▶ [What is needed]: Leave the pictures out. Return all other data exactly.

** START Data excerpt **

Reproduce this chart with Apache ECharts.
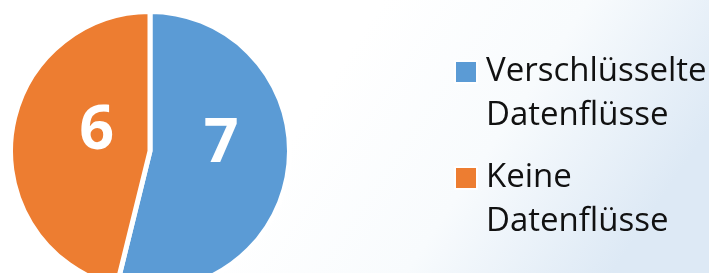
<!DOCTYPE html>
<html>
<head>
<meta charset="utf-8">
<script src="https://cdn.jsdelivr.net/npm/echarts@6/dist/echarts.min.js"></script>
<style>
  html, body { margin: 0; padding: 0; }
  #chart { width: 709px; height: 273px; }
</style>
</head>
<body>
<div id="chart"></div>
<script>
// Daten
var kategorien = ['Verschlüsselte Datenflüsse', 'Keine Datenflüsse'];
var werte = [7, 6];
var farben = ['#5B9BD5', '#ED7D31'];

var labelVersatz = [[-1, -15], [19, -11]];   // Label leicht verschieben wie im Original

var pieDaten = [];
for (var i = 0; i < kategorien.length; i++) {
    pieDaten.push({ name: kategorien[i], value: werte[i], itemStyle: { color: farben[i] } });
}

function legende(name, top) {     // eine Legende je Eintrag, Quadrat an erster Zeile
    return {
        data: [name],
        left: 454,
        top: top,
        padding: 0,
        icon: 'rect',
        itemWidth: 22,
        itemHeight: 22,
        selectedMode: false,
        // leere erste Zeile, damit das Quadrat auf Höhe der ersten Textzeile sitzt
        formatter: function (n) { return '\n' + n.replace(' ', '\n'); },
        textStyle: {
            fontFamily: 'Open Sans',
            fontSize: 33,
            lineHeight: 44,
            color: '#111111',
            padding: [8, 0, 0, 4]
        }
    };
}

var chart = echarts.init(document.getElementById('chart'));
chart.setOption({
    backgroundColor: {
        type: 'linear', x: 0.45, y: 0.35, x2: 0.85, y2: 1.05,
        colorStops: [
            { offset: 0, color: '#ffffff' },
            { offset: 0.5, color: '#f8fbfd' },
            { offset: 1, color: '#dde9f5' }
        ]
    },
    animation: false,
    legend: [legende(kategorien[0], 2), legende(kategorien[1], 108)],
    series: [{
        type: 'pie',
        center: [150, 151],
        radius: 139.5,
        startAngle: 90,
        clockwise: true,
        itemStyle: { borderColor: '#ffffff', borderWidth: 5 },
        emphasis: { disabled: true },
        label: {
            show: true,
            position: 'inside',
            formatter: '{c}',
            color: '#ffffff',
            fontFamily: 'Open Sans',
            fontWeight: 'bold',
            fontSize: 61
        },
        labelLine: { show: false },
        labelLayout: function (p) {
            return { dx: labelVersatz[p.dataIndex][0], dy: labelVersatz[p.dataIndex][1] };
        },
        data: pieDaten
    }]
});
</script>
</body>
</html>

** END Data excerpt **

▶ [Written reply]:
Reproduce this chart with Apache ECharts.
<!DOCTYPE html>
<html>
<head>
<meta charset="utf-8">
<script src="https://cdn.jsdelivr.net/npm/echarts@6/dist/echarts.min.js"></script>
<style>
  html, body { margin: 0; padding: 0; }
  #chart { width: 709px; height: 273px; }
</style>
</head>
<body>
<div id="chart"></div>
<script>
// Daten
var kategorien = ['Verschlüsselte Datenflüsse', 'Keine Datenflüsse'];
var werte = [7, 6];
var farben = ['#5B9BD5', '#ED7D31'];

var labelVersatz = [[-1, -15], [19, -11]];   // Label leicht verschieben wie im Original

var pieDaten = [];
for (var i = 0; i < kategorien.length; i++) {
    pieDaten.push({ name: kategorien[i], value: werte[i], itemStyle: { color: farben[i] } });
}

function legende(name, top) {     // eine Legende je Eintrag, Quadrat an erster Zeile
    return {
        data: [name],
        left: 454,
        top: top,
        padding: 0,
        icon: 'rect',
        itemWidth: 22,
        itemHeight: 22,
        selectedMode: false,
        // leere erste Zeile, damit das Quadrat auf Höhe der ersten Textzeile sitzt
        formatter: function (n) { return '\n' + n.replace(' ', '\n'); },
        textStyle: {
            fontFamily: 'Open Sans',
            fontSize: 33,
            lineHeight: 44,
            color: '#111111',
            padding: [8, 0, 0, 4]
        }
    };
}

var chart = echarts.init(document.getElementById('chart'));
chart.setOption({
    backgroundColor: {
        type: 'linear', x: 0.45, y: 0.35, x2: 0.85, y2: 1.05,
        colorStops: [
            { offset: 0, color: '#ffffff' },
            { offset: 0.5, color: '#f8fbfd' },
            { offset: 1, color: '#dde9f5' }
        ]
    },
    animation: false,
    legend: [legende(kategorien[0], 2), legende(kategorien[1], 108)],
    series: [{
        type: 'pie',
        center: [150, 151],
        radius: 139.5,
        startAngle: 90,
        clockwise: true,
        itemStyle: { borderColor: '#ffffff', borderWidth: 5 },
        emphasis: { disabled: true },
        label: {
            show: true,
            position: 'inside',
            formatter: '{c}',
            color: '#ffffff',
            fontFamily: 'Open Sans',
            fontWeight: 'bold',
            fontSize: 61
        },
        labelLine: { show: false },
        labelLayout: function (p) {
            return { dx: labelVersatz[p.dataIndex][0], dy: labelVersatz[p.dataIndex][1] };
        },
        data: pieDaten
    }]
});
</script>
</body>
</html>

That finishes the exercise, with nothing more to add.